The vividness of neon colors captures immediate attention, making them a fixture in high-visibility safety gear, modern fashion, and graphic design. These intense, almost glowing hues appear to be lit from within, standing out dramatically from standard colors. This unique visual impact stems from a physical process that manipulates light more effectively than traditional colorants. The saturation we associate with “neon” is the result of converting invisible energy into a visible color, rather than simply reflecting light.
The Science of Fluorescence
Standard colors appear by absorbing certain wavelengths of white light and reflecting the rest. Fluorescent colors utilize a two-step process, allowing them to appear significantly brighter than purely reflected color. The material contains specialized molecules called fluorophores that absorb high-energy, short-wavelength light, such as ultraviolet (UV) light or blue and violet visible light.
The absorbed energy excites the electrons in the fluorophore to a higher, unstable energy state. Before returning to the stable ground state, some energy is lost as heat through molecular vibration. The remaining energy is released as a photon. Because energy was lost, the emitted light has a longer wavelength and lower energy than the light absorbed. This process converts invisible UV and short-wavelength visible light into the specific, bright color we see, adding to the light already being reflected.

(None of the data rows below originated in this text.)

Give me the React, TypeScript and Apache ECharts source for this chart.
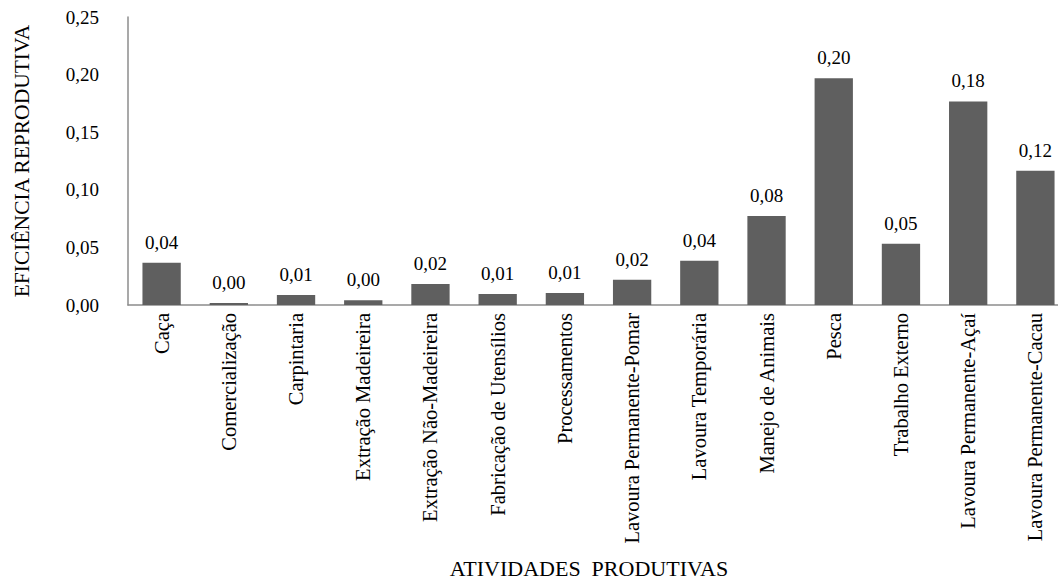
import React, { useEffect, useRef } from "react";
import * as echarts from "echarts";

const categories = [
  "Caça",
  "Comercialização",
  "Carpintaria",
  "Extração Madeireira",
  "Extração Não-Madeireira",
  "Fabricação de Utensílios",
  "Processamentos",
  "Lavoura Permanente-Pomar",
  "Lavoura Temporária",
  "Manejo de Animais",
  "Pesca",
  "Trabalho Externo",
  "Lavoura Permanente-Açaí",
  "Lavoura Permanente-Cacau",
];

const values = [
  0.0367, 0.0018, 0.0087, 0.0041, 0.0182, 0.0096, 0.0104, 0.022, 0.0384,
  0.0772, 0.1968, 0.0531, 0.1767, 0.1166,
];

const yName = "EFICIÊNCIA REPRODUTIVA";
const xName = "ATIVIDADES  PRODUTIVAS";

const FONT = "'Times New Roman', Times, 'Liberation Serif', 'DejaVu Serif', serif";
const fmt = (v: number) => v.toFixed(2).replace(".", ",");

export default function App() {
  const ref = useRef<HTMLDivElement>(null);

  useEffect(() => {
    document.body.style.margin = "0";
    document.body.style.overflow = "hidden";
    if (!ref.current) return;
    const chart = echarts.init(ref.current, undefined, { renderer: "svg" });
    const txt = { fontFamily: FONT, fontSize: 19, color: "#000" };
    chart.setOption({
      animation: false,
      backgroundColor: "#ffffff",
      textStyle: { fontFamily: FONT },
      grid: { left: 128, top: 17, width: 941, bottom: 273, containLabel: false },
      xAxis: {
        type: "category",
        data: categories,
        name: xName,
        nameLocation: "middle",
        nameGap: 252,
        nameTextStyle: { ...txt, fontSize: 22, padding: [0, 19, 0, 0] },
        axisLine: { lineStyle: { color: "#8c8c8c", width: 1.5 } },
        axisTick: { show: false },
        axisLabel: { ...txt, fontSize: 20.5, rotate: 90, interval: 0, margin: 8 },
      },
      yAxis: {
        type: "value",
        min: 0,
        max: 0.25,
        interval: 0.05,
        name: yName,
        nameLocation: "middle",
        nameRotate: 90,
        nameGap: 95,
        nameTextStyle: { ...txt, fontSize: 21.5 },
        axisLine: { show: true, lineStyle: { color: "#8c8c8c", width: 1.5 } },
        axisTick: { show: false },
        splitLine: { show: false },
        axisLabel: { ...txt, margin: 29, formatter: (v: number) => fmt(v) },
      },
      series: [
        {
          type: "bar",
          data: values,
          barCategoryGap: "43%",
          itemStyle: { color: "#5f5f5f" },
          label: {
            ...txt,
            show: true,
            position: "top",
            distance: 11,
            formatter: (p: any) => fmt(p.value),
          },
        },
      ],
    });
    return () => chart.dispose();
  }, []);

  return (
    <div
      ref={ref}
      style={{ position: "fixed", left: 0, top: 0, width: 1080, height: 580 }}
    />
  );
}
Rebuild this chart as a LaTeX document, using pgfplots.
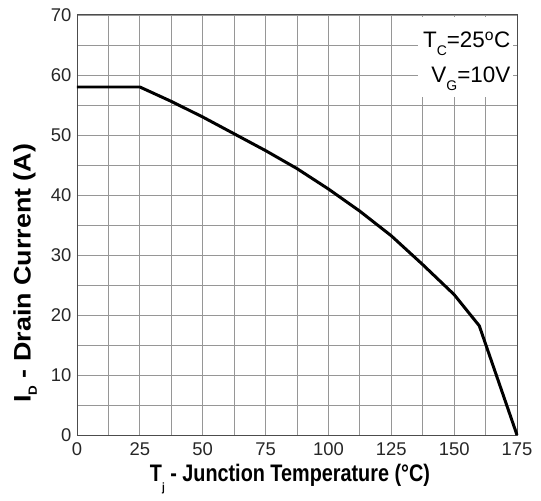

Chemical Synthesis of Fluorescent Pigments
The extreme brightness of these colors is made possible by highly engineered chemical compounds known as fluorescent pigments. Manufacturing requires synthesizing organic dyes, such as rhodamines, coumarins, or diketopyrrolopyrrole (DPP) derivatives, which serve as the fluorophores. These molecules are designed with specific chemical structures to absorb and emit light efficiently at the desired wavelengths.

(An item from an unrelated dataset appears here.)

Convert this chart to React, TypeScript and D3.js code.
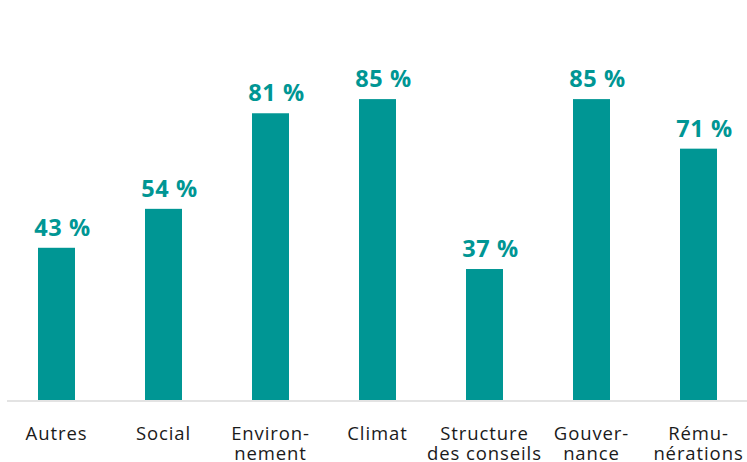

A common manufacturing approach involves dissolving the fluorescent dye into a polymer resin, which acts as a solid matrix. Resins like polyester or polyamide are often used, and the process typically includes polycondensation reactions at high temperatures, often between 190°C and 260°C. This embedding process protects the delicate dye molecules from environmental factors like sunlight and heat, which would otherwise cause them to break down.
The polymer matrix also physically separates the individual dye molecules, preventing “aggregation-caused quenching” (ACQ). If fluorophore molecules clump together, their light-emitting efficiency drops, resulting in a dull color. Dispersing the dye uniformly throughout the polymer maintains a high fluorescence quantum yield, maximizing the brightness and purity of the final color. The solidified, colored resin is then ground down into a fine powder through micronisation, creating the final pigment for paints, plastics, and inks.

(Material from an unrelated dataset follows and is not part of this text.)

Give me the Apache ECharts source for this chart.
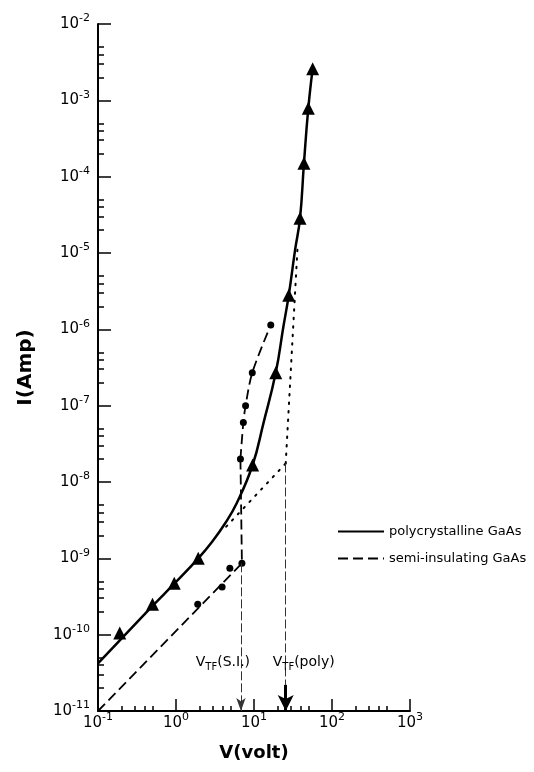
<!DOCTYPE html>
<html><head><meta charset="utf-8">
<script src="https://cdn.jsdelivr.net/npm/echarts@6/dist/echarts.min.js"></script>
<style>html,body{margin:0;padding:0;background:#fff}#c{width:534px;height:772px}</style>
</head><body><div id="c"></div>
<script>
// ---- data ----
const xMajorTicks = [0.1, 1, 10, 100, 1000];
const yMajorTicks = [1e-11, 1e-10, 1e-9, 1e-8, 1e-7, 1e-6, 1e-5, 1e-4, 1e-3, 1e-2];
const minorSteps = [2, 3, 4, 5];

const polyCurve = [[0.1,4.2e-11],[0.5,2.38e-10],[0.95,4.65e-10],[1.93,1e-9],[2.89,1.64e-9],[4.25,2.86e-9],[6.0,5.26e-9],[9.6,1.67e-8],[13.2,5.87e-8],[19,2.7e-7],[23.8,1.08e-6],[27.9,2.8e-6],[33.6,1.09e-5],[38.9,2.85e-5],[43.7,1.5e-4],[49.7,7.9e-4],[56.5,2.6e-3]];
const polyPoints = [[0.19,1.05e-10],[0.5,2.5e-10],[0.95,4.7e-10],[1.93,1e-9],[9.6,1.67e-8],[19,2.7e-7],[27.9,2.8e-6],[38.9,2.85e-5],[43.7,1.5e-4],[49.7,7.9e-4],[56.5,2.6e-3]];

const siCurveLow = [[0.1,1e-11],[7.0,8.6e-10],[6.7,2e-8]];
const siCurveHigh = [[6.7,2e-8],[7.3,6e-8],[7.8,1e-7],[9.5,2.7e-7],[16.4,1.14e-6]];
const siPoints = [[1.9,2.5e-10],[3.9,4.2e-10],[4.9,7.4e-10],[7.0,8.6e-10],[6.7,2e-8],[7.3,6e-8],[7.8,1e-7],[9.5,2.7e-7],[16.4,1.14e-6]];

const ohmicExtension = [[4.4,2.6e-9],[25.5,1.75e-8]];
const tflLine = [[25.5,1.75e-8],[36.3,1.27e-5]];

const vtfSI = 6.8, vtfSITop = 8.6e-10;
const vtfPoly = 25.5, vtfPolyTop = 1.75e-8, vtfPolyArrowTop = 2.2e-11;
const axisBottom = 1e-11;
const vtfLabelY = 4.4e-11;

const seriesNames = ['polycrystalline GaAs', 'semi-insulating GaAs'];

// ---- chart ----
const FONT = 'DejaVu Sans';
function minorOf(majors){
  const out = [];
  majors.slice(0, -1).forEach(m => minorSteps.forEach(k => out.push(+(m * k).toPrecision(3))));
  return out;
}
const xMinor = minorOf(xMajorTicks);
const yMinor = minorOf(yMajorTicks);
function powLabel(v){
  const e = Math.round(Math.log10(v));
  return '{b|10}{s|' + e + '}';
}
const richLab = {
  b: {fontSize: 15, lineHeight: 22, verticalAlign: 'middle', fontFamily: FONT, color: '#000'},
  s: {fontSize: 11, lineHeight: 12, verticalAlign: 'top', fontFamily: FONT, color: '#000'}
};
const richVtf = {
  v: {fontSize: 14, lineHeight: 22, verticalAlign: 'middle', fontFamily: FONT, color: '#000'},
  sub: {fontSize: 10, lineHeight: 12, verticalAlign: 'bottom', fontFamily: FONT, color: '#000'}
};
const black = '#000';

const chart = echarts.init(document.getElementById('c'), null, {renderer: 'canvas'});
chart.setOption({
  animation: false,
  backgroundColor: '#fff',
  grid: {left: 98, right: 124, top: 24, bottom: 61, containLabel: false},
  legend: {
    data: seriesNames, orient: 'vertical', left: 332, top: 520,
    itemWidth: 46, itemHeight: 14, itemGap: 14, selectedMode: false,
    itemStyle: {color: 'rgba(0,0,0,0)', borderWidth: 0, opacity: 0},
    textStyle: {fontFamily: FONT, fontSize: 13, color: '#000'}
  },
  xAxis: [
    {type: 'log', logBase: 10, min: 0.1, max: 1000, position: 'bottom',
     axisLine: {show: true, onZero: false, lineStyle: {color: black, width: 2}},
     axisTick: {show: true, inside: true, length: 12, customValues: xMajorTicks, lineStyle: {color: black, width: 1.5}},
     axisLabel: {show: true, margin: 1, customValues: xMajorTicks, formatter: powLabel, rich: richLab},
     splitLine: {show: false}, minorTick: {show: false},
     name: 'V(volt)', nameLocation: 'middle', nameGap: 33,
     nameTextStyle: {fontFamily: FONT, fontSize: 18, fontWeight: 'bold', color: '#000'}},
    {type: 'log', logBase: 10, min: 0.1, max: 1000, position: 'bottom',
     axisLine: {show: false}, axisLabel: {show: false}, splitLine: {show: false},
     axisTick: {show: true, inside: true, length: 5, customValues: xMinor, lineStyle: {color: black, width: 1.5}}}
  ],
  yAxis: [
    {type: 'log', logBase: 10, min: 1e-11, max: 1e-2, position: 'left',
     axisLine: {show: true, onZero: false, lineStyle: {color: black, width: 2}},
     axisTick: {show: true, inside: true, length: 13, customValues: yMajorTicks, lineStyle: {color: black, width: 1.5}},
     axisLabel: {show: true, margin: 8, customValues: yMajorTicks, formatter: powLabel, rich: richLab},
     splitLine: {show: false}, minorTick: {show: false},
     name: 'I(Amp)', nameLocation: 'middle', nameGap: 62, nameRotate: 90,
     nameTextStyle: {fontFamily: FONT, fontSize: 20, fontWeight: 'bold', color: '#000'}},
    {type: 'log', logBase: 10, min: 1e-11, max: 1e-2, position: 'left',
     axisLine: {show: false}, axisLabel: {show: false}, splitLine: {show: false},
     axisTick: {show: true, inside: true, length: 6, customValues: yMinor, lineStyle: {color: black, width: 1.5}}}
  ],
  series: [
    {name: seriesNames[0], type: 'line', data: polyCurve, symbol: 'none', smooth: 0.45,
     lineStyle: {color: black, width: 2.5}, itemStyle: {color: black}, z: 3},
    {name: seriesNames[1], type: 'line', data: siCurveLow, symbol: 'none', smooth: false,
     lineStyle: {color: black, width: 1.8, type: [10, 5]}, itemStyle: {color: black}, z: 3},
    {name: seriesNames[1], type: 'line', data: siCurveHigh, symbol: 'none', smooth: 0.3,
     lineStyle: {color: black, width: 1.8, type: [10, 5]}, itemStyle: {color: black}, z: 3},
    {name: 'poly points', type: 'scatter', data: polyPoints, symbol: 'triangle', symbolSize: 13,
     itemStyle: {color: black, opacity: 1}, z: 4},
    {name: 'si points', type: 'scatter', data: siPoints, symbol: 'circle', symbolSize: 7,
     itemStyle: {color: black, opacity: 1}, z: 4},
    {name: 'ohmic', type: 'line', data: ohmicExtension, symbol: 'none',
     lineStyle: {color: black, width: 2, type: [1.5, 7], cap: 'round'}, z: 2},
    {name: 'tfl', type: 'line', data: tflLine, symbol: 'none',
     lineStyle: {color: black, width: 2, type: [1.5, 7], cap: 'round'}, z: 2,
     markLine: {
       silent: true, animation: false, label: {show: false},
       data: [
         [{coord: [vtfSI, vtfSITop], symbol: 'none', lineStyle: {color: '#333', width: 1, type: [9, 3]}},
          {coord: [vtfSI, axisBottom], symbol: 'arrow', symbolSize: [7, 13]}],
         [{coord: [vtfPoly, vtfPolyTop], symbol: 'none', lineStyle: {color: '#333', width: 1, type: [9, 3]}},
          {coord: [vtfPoly, vtfPolyArrowTop], symbol: 'none'}],
         [{coord: [vtfPoly, vtfPolyArrowTop], symbol: 'none', lineStyle: {color: black, width: 3, type: 'solid'}},
          {coord: [vtfPoly, axisBottom], symbol: 'arrow', symbolSize: [12, 16]}]
       ]
     }},
    {name: 'labels', type: 'scatter', symbolSize: 0, silent: true, itemStyle: {opacity: 1},
     data: [
       {value: [vtfSI, vtfLabelY], label: {show: true, position: 'inside', offset: [-18, 0], color: '#000', rich: richVtf,
         formatter: '{v|V}{sub|TF}{v|(S.I.)}'}},
       {value: [vtfPoly, vtfLabelY], label: {show: true, position: 'inside', offset: [18, 0], color: '#000', rich: richVtf,
         formatter: '{v|V}{sub|TF}{v|(poly)}'}}
     ], z: 5}
  ]
});
</script>
</body></html>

True Neon Gas Versus Fluorescent Colorants
The term “neon color” is often used colloquially to describe any highly saturated, fluorescent hue, distinguishing it from the original namesake. True neon gas is a noble gas that, when an electric current is passed through it in a glass tube, emits a distinctive, natural reddish-orange glow. This color results directly from excited neon atoms releasing energy as light.
The wide spectrum of colors seen in modern “neon signs,” such as blues, greens, and purples, does not come from neon gas alone. Instead, these signs often use other noble gases, most commonly argon, which naturally emits a violet or lavender light. To achieve a different color, the inside of the argon-filled glass tube is coated with a fluorescent powder, or phosphor. When the gas discharge produces UV light, the phosphor absorbs this energy and re-emits it as a visible color, creating the full range of intense sign colors.